No question Disney’s theme-park franchise was feeling its age in previous go-round, At World’s End. Gleaning the positives then, new director Rob Marshall (seizing the reins from Gore Verbinski) has sorted out the convoluted muddle that plagued the franchise after its sprightly launch, hauling it back to its breezy, frivolous origins.
Early scenes in Georgian London feature a deliciously piggy cameo from Richard Griffiths as King George (a certain British dame also crops up) and create the sense that some rollicking fun is in store. New arrivals Penélope Cruz as Jack Sparrow’s feisty ex Angelica and Ian McShane as the fearsome Blackbeard aid Marshall’s cause, helping to wipe away memories of the tedious Keira Knightley/Orlando Bloom duopoly.

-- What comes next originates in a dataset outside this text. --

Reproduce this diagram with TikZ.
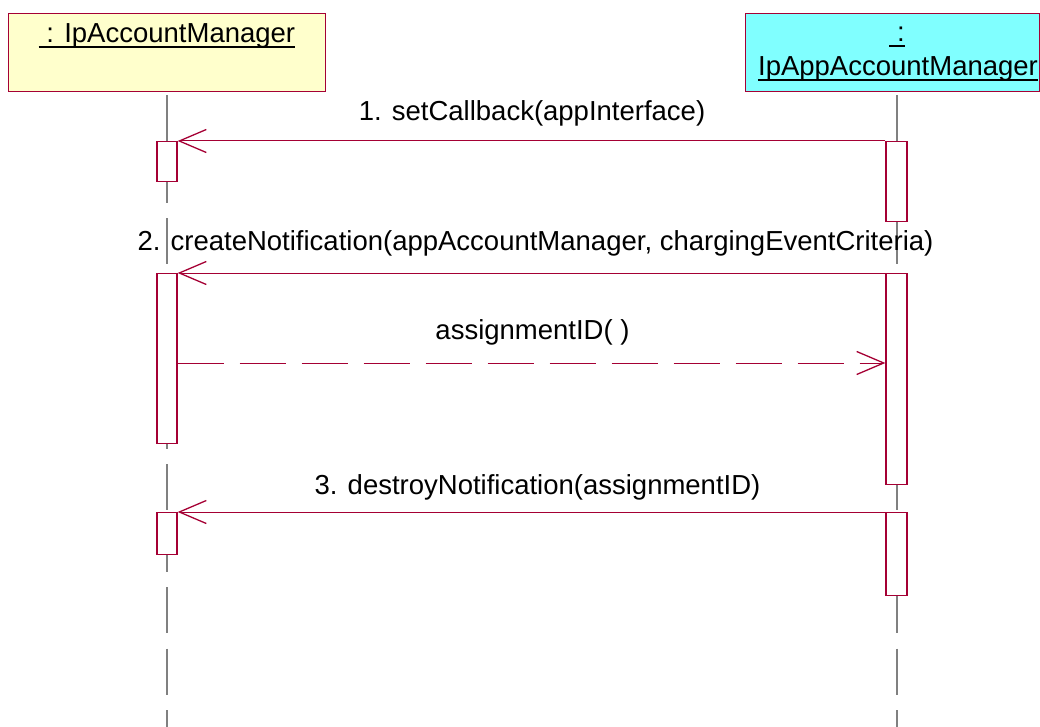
\documentclass[tikz,border=0pt]{standalone}
\usepackage{fontspec}
\setmainfont{Liberation Sans}
\usetikzlibrary{arrows.meta}
\definecolor{umlred}{RGB}{165,0,52}
\definecolor{hdryellow}{RGB}{255,255,204}
\definecolor{hdrcyan}{RGB}{128,255,255}
\definecolor{lifegray}{RGB}{128,128,128}
\tikzset{
  header/.style={draw=umlred, line width=1.2pt, inner sep=0pt, anchor=north west, minimum height=78pt},
  act/.style={draw=umlred, fill=white, line width=1.3pt, minimum width=20pt, inner sep=0pt, anchor=north},
  lifeline/.style={draw=lifegray, line width=1.3pt, dash pattern=on 46pt off 15.5pt},
  msg/.style={draw=umlred, line width=1pt, -{Straight Barb[length=27pt,width=23pt,line width=1.3pt]}},
  retmsg/.style={msg, dash pattern=on 46pt off 16pt},
  lbl/.style={font=\fontsize{27.5}{33}\selectfont, inner sep=0pt, anchor=base},
  uline/.style={draw=black, line width=1.3pt}
}
\begin{document}
\begin{tikzpicture}[x=1pt,y=-1pt]
\useasboundingbox (0,0) rectangle (1040,727);
% headers
\node[header, fill=hdryellow, minimum width=317pt] (hA) at (8,13) {};
\node[header, fill=hdrcyan, minimum width=294pt] (hB) at (745,13) {};
\node[lbl] (tA) at (167,43) {\ : IpAccountManager};
\draw[uline] ([yshift=-4pt]tA.base west) -- ([yshift=-4pt]tA.base east);
\node[lbl] (tB1) at (897,42) {\ :\ };
\draw[uline] ([yshift=-4pt]tB1.base west) -- ([yshift=-4pt]tB1.base east);
\node[lbl] (tB2) at (898,76) {IpAppAccountManager};
\draw[uline] ([yshift=-4pt]tB2.base west) -- ([yshift=-4pt]tB2.base east);
% lifelines
\coordinate (endA) at (167,727);
\coordinate (endB) at (897,727);
\draw[lifeline] ([yshift=-3pt]hA.south -| endA) -- (endA);
\draw[lifeline] ([yshift=-3pt]hB.south -| endB) -- (endB);
% activations
\node[act, minimum height=40pt] (a1) at (167,141) {};
\node[act, minimum height=170pt] (a2) at (167,273) {};
\node[act, minimum height=42pt] (a3) at (167,512) {};
\node[act, minimum width=21pt, minimum height=80pt] (b1) at (896.5,141) {};
\node[act, minimum width=21pt, minimum height=211pt] (b2) at (896.5,273) {};
\node[act, minimum width=21pt, minimum height=83pt] (b3) at (896.5,512) {};
% messages
\draw[msg] (b1.north west) -- (a1.north east);
\node[lbl] (m1) at (532,121) {1. setCallback(appInterface)};
\draw[msg] (b2.north west) -- (a2.north east);
\node[lbl] (m2) at (535.5,250) {2. createNotification(appAccountManager, chargingEventCriteria)};
\draw[retmsg] ([yshift=-90pt]a2.north east) -- ([yshift=-90pt]b2.north west);
\node[lbl] (r2) at (532.5,339) {assignmentID( )};
\draw[msg] (b3.north west) -- (a3.north east);
\node[lbl] (m3) at (537.5,494) {3. destroyNotification(assignmentID)};
\end{tikzpicture}
\end{document}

Equally, the film dishes up a relatively streamlined race-to-the-finish-line plot, with Blackbeard and Sparrow sailing against Geoffrey Rush’s Captain Barbossa, now peg-legged and in the Crown’s employ, and the Spanish to locate the fabled Fountain of Youth.
Along the way, there’s some agreeable romp and circumstance and a surprisingly chilling set-piece involving nasty, man-eating mermaids (a splash of misogyny for those who can’t wait for Michael Bay’s new Transformers). None of it makes much sense, but then what mega-budget summer tentpole does these days, while a subplot sideshow involving Sam Claflin’s missionary hunk and Astrid Berges-Frisbey’s netted mermaid is romantic window dressing.
But Pirates 4’s criminal blunder is to contain so few laughs. With Depp’s mincing rogue now front and centre, he’s missing much of that louche, anarchic edge that once made him the franchise’s liveliest spark. He even seems to have lost his taste for the grog. A Pirates adventure without Depp supplying the demented excess isn’t, ultimately, one to savour.